The line containing "const y = d3.scaleLinear().domain([0, 3]).range([458, 14]);" marks the end: extract everything from the first line of the data through that line, exactly, with no pictures.
====
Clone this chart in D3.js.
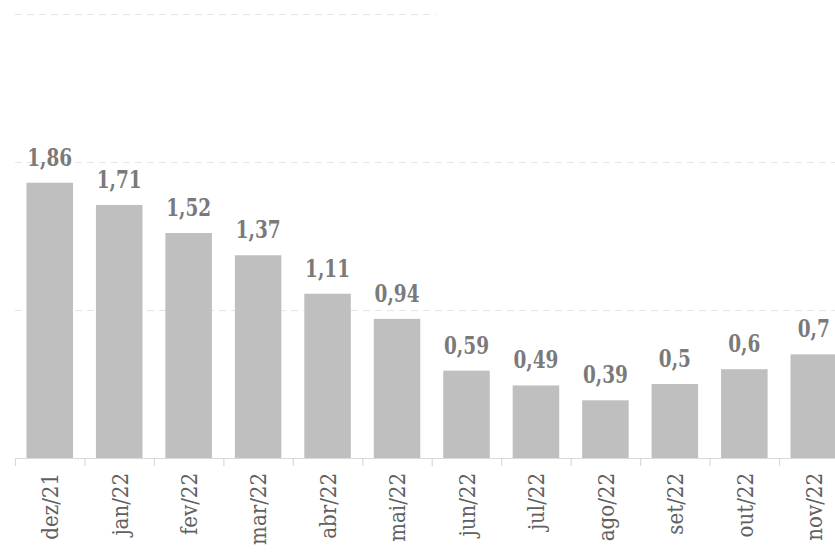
<!DOCTYPE html>
<html>
<head>
<meta charset="utf-8">
<script src="https://cdn.jsdelivr.net/npm/d3@7"></script>
<style>
  html, body { margin: 0; padding: 0; background: #fff; }
  svg { display: block; }
  .serif { font-family: "DejaVu Serif Condensed", "DejaVu Serif"; }
</style>
</head>
<body>
<svg id="chart" width="835" height="553"></svg>
<script>
const categories = ["dez/21","jan/22","fev/22","mar/22","abr/22","mai/22","jun/22","jul/22","ago/22","set/22","out/22","nov/22"];
const values = [1.86, 1.71, 1.52, 1.37, 1.11, 0.94, 0.59, 0.49, 0.39, 0.5, 0.6, 0.7];
const valueLabels = ["1,86","1,71","1,52","1,37","1,11","0,94","0,59","0,49","0,39","0,5","0,6","0,7"];
const gridValues = [0, 1, 2, 3];

const svg = d3.select("#chart");
const W = 835, H = 553;
const left = 15, step = 69.46;
const x = d3.scaleBand().domain(categories)
  .range([left, left + step * categories.length])
  .paddingInner(0.33).paddingOuter(0.165);
const y = d3.scaleLinear().domain([0, 3]).range([458, 14]);

svg.append("g").selectAll("line").data(gridValues.filter(v => v > 0)).join("line")
  .attr("x1", left).attr("x2", W)
  .attr("y1", d => Math.round(y(d)) + 0.5).attr("y2", d => Math.round(y(d)) + 0.5)
  .attr("stroke", "#e6e6e6").attr("stroke-width", 1.2)
  .attr("stroke-dasharray", "7,5");
svg.append("rect").attr("x", 436).attr("y", 0).attr("width", W - 436).attr("height", 30).attr("fill", "#fff");

svg.append("g").selectAll("rect").data(values).join("rect")
  .attr("x", (d, i) => x(categories[i]))
  .attr("width", x.bandwidth())
  .attr("y", d => y(d))
  .attr("height", d => y(0) - y(d))
  .attr("fill", "#bfbfbf");

const axisY = y(0);
const g = svg.append("g");
g.append("line").attr("x1", left).attr("x2", W)
  .attr("y1", axisY + 0.5).attr("y2", axisY + 0.5)
  .attr("stroke", "#d9d9d9").attr("stroke-width", 1.2);
g.selectAll("line.tick").data(d3.range(categories.length + 1)).join("line")
  .attr("class", "tick")
  .attr("x1", i => left + i * x.step() + 0.5).attr("x2", i => left + i * x.step() + 0.5)
  .attr("y1", axisY).attr("y2", axisY + 8)
  .attr("stroke", "#d9d9d9").attr("stroke-width", 1.2);

// category labels (rotated), condensed to emulate Times-like widths
const catText = g.selectAll("text").data(categories).join("text")
  .attr("class", "serif")
  .attr("dy", "0.38em")
  .attr("text-anchor", "end")
  .attr("font-size", 22)
  .attr("fill", "#606060")
  .text(d => d);
const refCat = catText.filter((d, i) => i === 0).node().getComputedTextLength();
const sxCat = Math.min(1, 72 / refCat);
catText.attr("transform", d => `translate(${x(d) + x.bandwidth() / 2},${axisY + 15}) rotate(-90) scale(${sxCat},1)`);

// value labels
const valText = svg.append("g").selectAll("text").data(values).join("text")
  .attr("class", "serif")
  .attr("text-anchor", "middle")
  .attr("font-weight", "bold")
  .attr("font-size", 24)
  .attr("fill", "#7a7a7a")
  .text((d, i) => valueLabels[i]);
const refVal = valText.filter((d, i) => i === 0).node().getComputedTextLength();
const sxVal = Math.min(1, 45 / refVal);
valText.attr("transform", (d, i) => `translate(${x(categories[i]) + x.bandwidth() / 2},${y(d) - 17}) scale(${sxVal},1)`);
</script>
</body>
</html>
====
> **RESPONSE TO THIS TASK**
Clone this chart in D3.js.
<!DOCTYPE html>
<html>
<head>
<meta charset="utf-8">
<script src="https://cdn.jsdelivr.net/npm/d3@7"></script>
<style>
  html, body { margin: 0; padding: 0; background: #fff; }
  svg { display: block; }
  .serif { font-family: "DejaVu Serif Condensed", "DejaVu Serif"; }
</style>
</head>
<body>
<svg id="chart" width="835" height="553"></svg>
<script>
const categories = ["dez/21","jan/22","fev/22","mar/22","abr/22","mai/22","jun/22","jul/22","ago/22","set/22","out/22","nov/22"];
const values = [1.86, 1.71, 1.52, 1.37, 1.11, 0.94, 0.59, 0.49, 0.39, 0.5, 0.6, 0.7];
const valueLabels = ["1,86","1,71","1,52","1,37","1,11","0,94","0,59","0,49","0,39","0,5","0,6","0,7"];
const gridValues = [0, 1, 2, 3];

const svg = d3.select("#chart");
const W = 835, H = 553;
const left = 15, step = 69.46;
const x = d3.scaleBand().domain(categories)
  .range([left, left + step * categories.length])
  .paddingInner(0.33).paddingOuter(0.165);
const y = d3.scaleLinear().domain([0, 3]).range([458, 14]);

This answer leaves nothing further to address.